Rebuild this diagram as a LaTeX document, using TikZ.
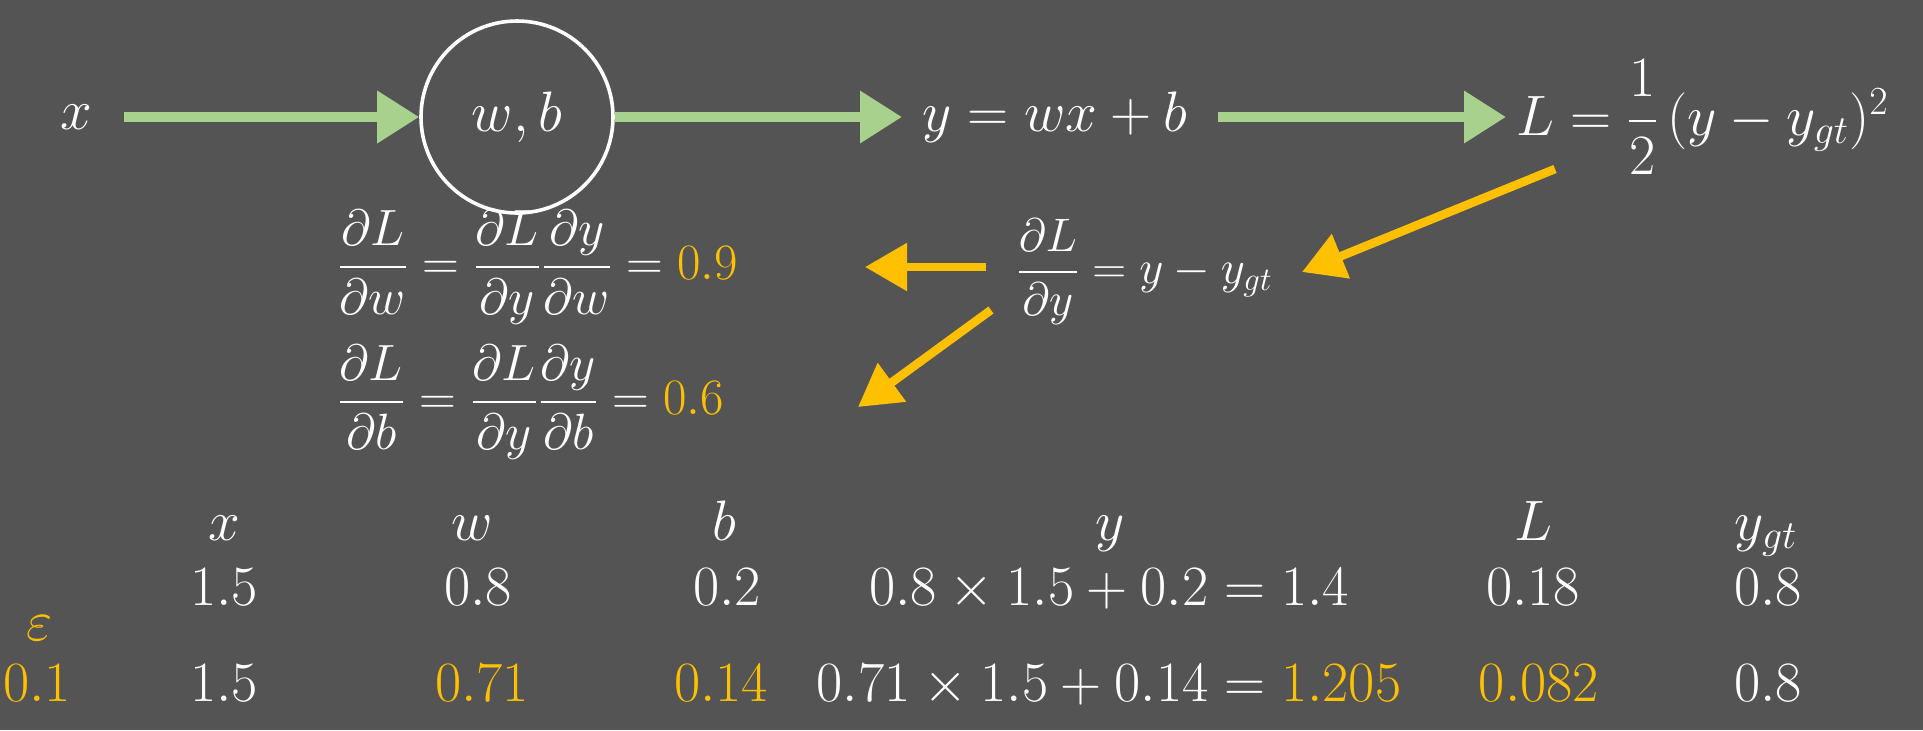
\RequirePackage{fix-cm}
\documentclass[tikz,border=0pt]{standalone}
\usepackage{amsmath}
\usetikzlibrary{arrows.meta,calc}
\definecolor{bg}{RGB}{84,84,84}
\definecolor{garr}{RGB}{169,209,142}
\definecolor{oarr}{RGB}{255,192,0}
\begin{document}
\begin{tikzpicture}[x=0.5pt,y=-0.5pt,
  txt/.style={text=white, font=\fontsize{28.5}{34}\selectfont, inner sep=0pt},
  top/.style={text=white, font=\fontsize{28.5}{34}\selectfont, inner sep=0pt},
  mid/.style={text=white, font=\fontsize{25.5}{30}\selectfont, inner sep=0pt},
  garrow/.style={draw=garr, line width=5pt, -{Triangle[length=21pt,width=25pt,fill=garr]}},
  oarrow/.style={draw=oarr, line width=4.3pt, -{Triangle[length=21pt,width=23pt,fill=oarr]}}]
\path[fill=bg] (0,0) rectangle (1923,730);
% top row
\node[top] (xin) at (76,117) {$x$};
\node[top, circle, draw=white, line width=1.8pt, minimum size=96pt] (c) at (517,117) {$w,b$};
\node[top, anchor=west] (yeq) at (922,117) {$y=wx+b$};
\node[top, anchor=west] (Leq) at (1516,117) {$L=\dfrac{1}{2}\,(y-y_{gt})^2$};
\draw[garrow] ([xshift=16pt]xin.east) -- (c.west);
\draw[garrow] (c.east) -- ([xshift=-10pt]yeq.west);
\draw[garrow] ([xshift=15pt]yeq.east) -- ([xshift=-5pt]Leq.west);
% middle
\node[mid, anchor=west, font=\fontsize{23.5}{28}\selectfont] (dy) at (1016,272) {$\dfrac{\partial L}{\partial y}=y-y_{gt}$};
\node[mid, anchor=west] (dw) at (337,267) {$\dfrac{\partial L}{\partial w}=\dfrac{\partial L}{\partial y}\dfrac{\partial y}{\partial w}=\textcolor{oarr}{0.9}$};
\node[mid, anchor=west] (db) at (337,402) {$\dfrac{\partial L}{\partial b}=\dfrac{\partial L}{\partial y}\dfrac{\partial y}{\partial b}=\textcolor{oarr}{0.6}$};
\coordinate (o1s) at (1555,169);
\coordinate (o1e) at (1302,272);
\coordinate (o2s) at (986,267);
\coordinate (o2e) at (865,267);
\coordinate (o3s) at (991,310);
\coordinate (o3e) at (858,407);
\draw[oarrow] (o1s) -- (o1e);
\draw[oarrow] (o2s) -- (o2e);
\draw[oarrow] (o3s) -- (o3e);
% table header
\node[txt, anchor=base] (hx) at (224,540) {$x$};
\node[txt, anchor=base] (hw) at (472,540) {$w$};
\node[txt, anchor=base] (hb) at (724,540) {$b$};
\node[txt, anchor=base] (hy) at (1110,540) {$y$};
\node[txt, anchor=base] (hL) at (1533,540) {$L$};
\node[txt, anchor=base] (hg) at (1766,540) {$y_{gt}$};
% row 1
\node[txt, anchor=base] (r1x) at (224,605) {$1.5$};
\node[txt, anchor=base] (r1w) at (478,605) {$0.8$};
\node[txt, anchor=base] (r1b) at (727,605) {$0.2$};
\node[txt, anchor=base] (r1y) at (1109,605) {$0.8\times1.5+0.2=1.4$};
\node[txt, anchor=base] (r1L) at (1533,605) {$0.18$};
\node[txt, anchor=base] (r1g) at (1768,605) {$0.8$};
% epsilon
\node[txt, anchor=base, text=oarr] (eps) at (40,640) {$\varepsilon$};
% row 2
\node[txt, anchor=base, text=oarr] (r2e) at (37,701) {$0.1$};
\node[txt, anchor=base] (r2x) at (224,701) {$1.5$};
\node[txt, anchor=base, text=oarr] (r2w) at (482,701) {$0.71$};
\node[txt, anchor=base, text=oarr] (r2b) at (721,701) {$0.14$};
\node[txt, anchor=base] (r2y) at (1109,701) {$0.71\times1.5+0.14=\textcolor{oarr}{1.205}$};
\node[txt, anchor=base, text=oarr] (r2L) at (1539,701) {$0.082$};
\node[txt, anchor=base] (r2g) at (1768,701) {$0.8$};
\end{tikzpicture}
\end{document}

+ + + + + + +

AIM:
Give an exact reproduction of every line, leaving out any picture.

FINAL RESULT:
Rebuild this diagram as a LaTeX document, using TikZ.
\RequirePackage{fix-cm}
\documentclass[tikz,border=0pt]{standalone}
\usepackage{amsmath}
\usetikzlibrary{arrows.meta,calc}
\definecolor{bg}{RGB}{84,84,84}
\definecolor{garr}{RGB}{169,209,142}
\definecolor{oarr}{RGB}{255,192,0}
\begin{document}
\begin{tikzpicture}[x=0.5pt,y=-0.5pt,
  txt/.style={text=white, font=\fontsize{28.5}{34}\selectfont, inner sep=0pt},
  top/.style={text=white, font=\fontsize{28.5}{34}\selectfont, inner sep=0pt},
  mid/.style={text=white, font=\fontsize{25.5}{30}\selectfont, inner sep=0pt},
  garrow/.style={draw=garr, line width=5pt, -{Triangle[length=21pt,width=25pt,fill=garr]}},
  oarrow/.style={draw=oarr, line width=4.3pt, -{Triangle[length=21pt,width=23pt,fill=oarr]}}]
\path[fill=bg] (0,0) rectangle (1923,730);
% top row
\node[top] (xin) at (76,117) {$x$};
\node[top, circle, draw=white, line width=1.8pt, minimum size=96pt] (c) at (517,117) {$w,b$};
\node[top, anchor=west] (yeq) at (922,117) {$y=wx+b$};
\node[top, anchor=west] (Leq) at (1516,117) {$L=\dfrac{1}{2}\,(y-y_{gt})^2$};
\draw[garrow] ([xshift=16pt]xin.east) -- (c.west);
\draw[garrow] (c.east) -- ([xshift=-10pt]yeq.west);
\draw[garrow] ([xshift=15pt]yeq.east) -- ([xshift=-5pt]Leq.west);
% middle
\node[mid, anchor=west, font=\fontsize{23.5}{28}\selectfont] (dy) at (1016,272) {$\dfrac{\partial L}{\partial y}=y-y_{gt}$};
\node[mid, anchor=west] (dw) at (337,267) {$\dfrac{\partial L}{\partial w}=\dfrac{\partial L}{\partial y}\dfrac{\partial y}{\partial w}=\textcolor{oarr}{0.9}$};
\node[mid, anchor=west] (db) at (337,402) {$\dfrac{\partial L}{\partial b}=\dfrac{\partial L}{\partial y}\dfrac{\partial y}{\partial b}=\textcolor{oarr}{0.6}$};
\coordinate (o1s) at (1555,169);
\coordinate (o1e) at (1302,272);
\coordinate (o2s) at (986,267);
\coordinate (o2e) at (865,267);
\coordinate (o3s) at (991,310);
\coordinate (o3e) at (858,407);
\draw[oarrow] (o1s) -- (o1e);
\draw[oarrow] (o2s) -- (o2e);
\draw[oarrow] (o3s) -- (o3e);
% table header
\node[txt, anchor=base] (hx) at (224,540) {$x$};
\node[txt, anchor=base] (hw) at (472,540) {$w$};
\node[txt, anchor=base] (hb) at (724,540) {$b$};
\node[txt, anchor=base] (hy) at (1110,540) {$y$};
\node[txt, anchor=base] (hL) at (1533,540) {$L$};
\node[txt, anchor=base] (hg) at (1766,540) {$y_{gt}$};
% row 1
\node[txt, anchor=base] (r1x) at (224,605) {$1.5$};
\node[txt, anchor=base] (r1w) at (478,605) {$0.8$};
\node[txt, anchor=base] (r1b) at (727,605) {$0.2$};
\node[txt, anchor=base] (r1y) at (1109,605) {$0.8\times1.5+0.2=1.4$};
\node[txt, anchor=base] (r1L) at (1533,605) {$0.18$};
\node[txt, anchor=base] (r1g) at (1768,605) {$0.8$};
% epsilon
\node[txt, anchor=base, text=oarr] (eps) at (40,640) {$\varepsilon$};
% row 2
\node[txt, anchor=base, text=oarr] (r2e) at (37,701) {$0.1$};
\node[txt, anchor=base] (r2x) at (224,701) {$1.5$};
\node[txt, anchor=base, text=oarr] (r2w) at (482,701) {$0.71$};
\node[txt, anchor=base, text=oarr] (r2b) at (721,701) {$0.14$};
\node[txt, anchor=base] (r2y) at (1109,701) {$0.71\times1.5+0.14=\textcolor{oarr}{1.205}$};
\node[txt, anchor=base, text=oarr] (r2L) at (1539,701) {$0.082$};
\node[txt, anchor=base] (r2g) at (1768,701) {$0.8$};
\end{tikzpicture}
\end{document}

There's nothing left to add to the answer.